_Material supplied:_
** BEGIN **

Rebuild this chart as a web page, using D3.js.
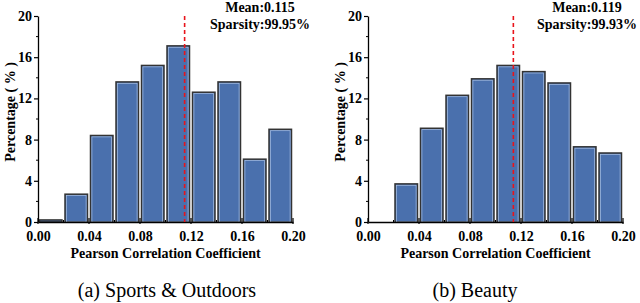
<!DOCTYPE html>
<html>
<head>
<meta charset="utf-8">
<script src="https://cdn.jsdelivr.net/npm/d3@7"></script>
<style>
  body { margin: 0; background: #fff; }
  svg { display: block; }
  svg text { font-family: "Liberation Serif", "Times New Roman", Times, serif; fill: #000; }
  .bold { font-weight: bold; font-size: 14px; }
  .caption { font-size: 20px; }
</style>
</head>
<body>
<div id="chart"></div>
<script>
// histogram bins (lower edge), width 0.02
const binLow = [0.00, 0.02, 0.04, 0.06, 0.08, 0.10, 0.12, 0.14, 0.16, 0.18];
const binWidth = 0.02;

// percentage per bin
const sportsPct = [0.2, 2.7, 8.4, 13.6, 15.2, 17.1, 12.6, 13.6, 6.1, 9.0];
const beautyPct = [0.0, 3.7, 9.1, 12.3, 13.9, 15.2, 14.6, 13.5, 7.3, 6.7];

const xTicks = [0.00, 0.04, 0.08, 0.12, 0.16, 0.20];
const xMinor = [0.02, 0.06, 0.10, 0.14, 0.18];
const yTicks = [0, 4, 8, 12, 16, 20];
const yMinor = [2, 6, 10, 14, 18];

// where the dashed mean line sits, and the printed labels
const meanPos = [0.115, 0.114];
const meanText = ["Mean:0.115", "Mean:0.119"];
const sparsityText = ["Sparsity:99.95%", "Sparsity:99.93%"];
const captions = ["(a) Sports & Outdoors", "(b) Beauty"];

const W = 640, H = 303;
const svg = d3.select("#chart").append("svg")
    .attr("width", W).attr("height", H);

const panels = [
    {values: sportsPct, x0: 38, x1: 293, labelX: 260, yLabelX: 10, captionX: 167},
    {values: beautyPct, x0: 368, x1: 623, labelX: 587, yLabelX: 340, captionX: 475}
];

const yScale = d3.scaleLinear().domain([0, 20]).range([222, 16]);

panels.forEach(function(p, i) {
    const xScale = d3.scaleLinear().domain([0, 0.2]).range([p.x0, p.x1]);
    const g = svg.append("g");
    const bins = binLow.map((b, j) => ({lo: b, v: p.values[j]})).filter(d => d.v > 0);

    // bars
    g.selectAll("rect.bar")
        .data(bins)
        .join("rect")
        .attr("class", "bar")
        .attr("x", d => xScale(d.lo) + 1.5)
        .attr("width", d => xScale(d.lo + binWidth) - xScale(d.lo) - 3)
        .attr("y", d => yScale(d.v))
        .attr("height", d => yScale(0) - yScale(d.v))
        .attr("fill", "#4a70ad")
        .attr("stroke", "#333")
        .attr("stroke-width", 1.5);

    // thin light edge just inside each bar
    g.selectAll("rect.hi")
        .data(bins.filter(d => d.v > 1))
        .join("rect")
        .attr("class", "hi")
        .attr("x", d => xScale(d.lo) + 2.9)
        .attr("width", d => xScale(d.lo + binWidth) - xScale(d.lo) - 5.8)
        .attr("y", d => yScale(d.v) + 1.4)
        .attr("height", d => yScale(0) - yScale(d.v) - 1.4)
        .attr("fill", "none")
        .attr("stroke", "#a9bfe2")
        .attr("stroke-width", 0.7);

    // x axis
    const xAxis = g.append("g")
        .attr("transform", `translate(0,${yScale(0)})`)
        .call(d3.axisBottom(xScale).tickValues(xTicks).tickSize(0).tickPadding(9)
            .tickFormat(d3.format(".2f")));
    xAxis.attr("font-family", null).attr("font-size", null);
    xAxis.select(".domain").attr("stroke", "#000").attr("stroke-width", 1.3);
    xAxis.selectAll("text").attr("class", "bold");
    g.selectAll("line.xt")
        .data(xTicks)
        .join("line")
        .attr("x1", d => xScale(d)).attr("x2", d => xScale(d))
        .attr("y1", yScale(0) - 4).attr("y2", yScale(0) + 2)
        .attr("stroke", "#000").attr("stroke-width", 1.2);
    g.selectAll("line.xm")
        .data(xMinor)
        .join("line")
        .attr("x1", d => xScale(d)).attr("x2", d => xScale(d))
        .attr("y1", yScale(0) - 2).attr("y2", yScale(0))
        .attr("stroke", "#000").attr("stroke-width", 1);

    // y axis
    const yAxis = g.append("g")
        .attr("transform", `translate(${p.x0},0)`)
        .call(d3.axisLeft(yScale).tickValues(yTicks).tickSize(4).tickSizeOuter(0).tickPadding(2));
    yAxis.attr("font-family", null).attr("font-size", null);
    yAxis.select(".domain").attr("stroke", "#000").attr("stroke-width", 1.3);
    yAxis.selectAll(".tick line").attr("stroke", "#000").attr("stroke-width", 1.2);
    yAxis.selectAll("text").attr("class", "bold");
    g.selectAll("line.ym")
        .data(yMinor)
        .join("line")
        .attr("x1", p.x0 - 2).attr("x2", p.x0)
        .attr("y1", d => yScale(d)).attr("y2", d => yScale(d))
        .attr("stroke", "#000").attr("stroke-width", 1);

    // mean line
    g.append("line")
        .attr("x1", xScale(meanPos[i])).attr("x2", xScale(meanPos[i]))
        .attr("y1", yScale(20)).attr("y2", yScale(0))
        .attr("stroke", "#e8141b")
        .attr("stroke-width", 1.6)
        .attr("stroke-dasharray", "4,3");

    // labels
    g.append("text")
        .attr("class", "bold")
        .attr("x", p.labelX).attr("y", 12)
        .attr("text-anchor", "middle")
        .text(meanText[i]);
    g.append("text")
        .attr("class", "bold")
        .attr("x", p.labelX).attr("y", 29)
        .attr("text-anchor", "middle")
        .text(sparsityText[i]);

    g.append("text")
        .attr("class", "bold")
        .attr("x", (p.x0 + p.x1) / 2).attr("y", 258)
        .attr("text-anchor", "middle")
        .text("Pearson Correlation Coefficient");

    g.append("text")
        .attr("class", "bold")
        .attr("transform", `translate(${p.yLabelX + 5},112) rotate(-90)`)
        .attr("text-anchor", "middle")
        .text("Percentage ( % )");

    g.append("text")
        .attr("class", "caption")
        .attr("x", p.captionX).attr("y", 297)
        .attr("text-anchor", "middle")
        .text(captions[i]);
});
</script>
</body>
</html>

** END **
** BEGIN **

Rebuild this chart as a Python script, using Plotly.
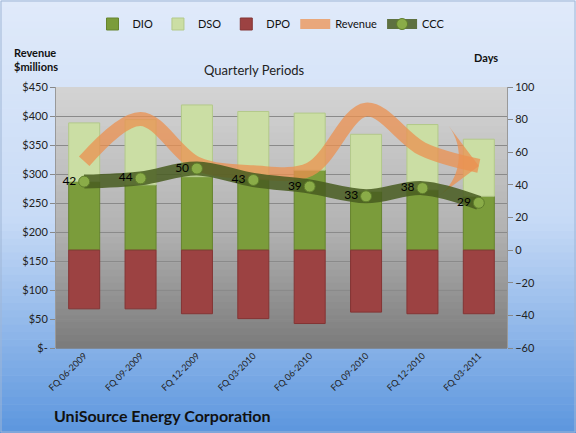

** END **
** BEGIN **

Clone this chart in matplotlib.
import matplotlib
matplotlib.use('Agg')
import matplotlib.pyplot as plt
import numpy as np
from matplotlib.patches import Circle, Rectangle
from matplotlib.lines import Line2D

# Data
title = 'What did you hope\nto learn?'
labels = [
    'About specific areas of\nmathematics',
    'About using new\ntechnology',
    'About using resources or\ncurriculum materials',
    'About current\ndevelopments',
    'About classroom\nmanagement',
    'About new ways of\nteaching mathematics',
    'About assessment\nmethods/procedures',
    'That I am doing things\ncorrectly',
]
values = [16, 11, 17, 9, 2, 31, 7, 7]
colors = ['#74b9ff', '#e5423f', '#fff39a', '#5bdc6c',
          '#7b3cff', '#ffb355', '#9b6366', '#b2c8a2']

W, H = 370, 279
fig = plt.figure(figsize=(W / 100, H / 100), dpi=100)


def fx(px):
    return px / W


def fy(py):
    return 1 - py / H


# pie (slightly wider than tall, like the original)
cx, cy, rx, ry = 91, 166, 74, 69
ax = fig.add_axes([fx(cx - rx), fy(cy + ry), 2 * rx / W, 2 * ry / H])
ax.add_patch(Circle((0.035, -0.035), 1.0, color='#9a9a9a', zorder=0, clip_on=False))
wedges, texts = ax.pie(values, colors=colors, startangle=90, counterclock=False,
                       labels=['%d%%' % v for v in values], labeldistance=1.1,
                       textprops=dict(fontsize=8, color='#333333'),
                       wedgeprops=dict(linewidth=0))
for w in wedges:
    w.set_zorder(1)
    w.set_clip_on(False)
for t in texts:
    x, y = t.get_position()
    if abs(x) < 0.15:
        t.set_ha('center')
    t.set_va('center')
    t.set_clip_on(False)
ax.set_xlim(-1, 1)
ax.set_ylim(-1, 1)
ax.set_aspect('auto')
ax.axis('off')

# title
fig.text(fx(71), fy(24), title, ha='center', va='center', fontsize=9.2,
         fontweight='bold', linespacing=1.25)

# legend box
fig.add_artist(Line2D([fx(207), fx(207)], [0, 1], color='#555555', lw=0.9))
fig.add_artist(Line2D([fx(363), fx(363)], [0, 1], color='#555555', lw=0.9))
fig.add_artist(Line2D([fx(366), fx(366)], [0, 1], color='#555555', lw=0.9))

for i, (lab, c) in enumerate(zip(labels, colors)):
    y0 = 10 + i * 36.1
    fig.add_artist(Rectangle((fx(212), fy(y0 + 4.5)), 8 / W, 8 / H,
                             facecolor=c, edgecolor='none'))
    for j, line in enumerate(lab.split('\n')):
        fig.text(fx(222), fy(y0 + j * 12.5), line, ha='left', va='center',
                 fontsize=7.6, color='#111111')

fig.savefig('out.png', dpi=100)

** END **

Without the pictures, write out exactly the lines from the one that has "Rebuild this chart as a web" down to the one that has "const yMinor = [2, 6, 10, 14, 18];", both included.

_Response to the exercise:_
Rebuild this chart as a web page, using D3.js.
<!DOCTYPE html>
<html>
<head>
<meta charset="utf-8">
<script src="https://cdn.jsdelivr.net/npm/d3@7"></script>
<style>
  body { margin: 0; background: #fff; }
  svg { display: block; }
  svg text { font-family: "Liberation Serif", "Times New Roman", Times, serif; fill: #000; }
  .bold { font-weight: bold; font-size: 14px; }
  .caption { font-size: 20px; }
</style>
</head>
<body>
<div id="chart"></div>
<script>
// histogram bins (lower edge), width 0.02
const binLow = [0.00, 0.02, 0.04, 0.06, 0.08, 0.10, 0.12, 0.14, 0.16, 0.18];
const binWidth = 0.02;

// percentage per bin
const sportsPct = [0.2, 2.7, 8.4, 13.6, 15.2, 17.1, 12.6, 13.6, 6.1, 9.0];
const beautyPct = [0.0, 3.7, 9.1, 12.3, 13.9, 15.2, 14.6, 13.5, 7.3, 6.7];

const xTicks = [0.00, 0.04, 0.08, 0.12, 0.16, 0.20];
const xMinor = [0.02, 0.06, 0.10, 0.14, 0.18];
const yTicks = [0, 4, 8, 12, 16, 20];
const yMinor = [2, 6, 10, 14, 18];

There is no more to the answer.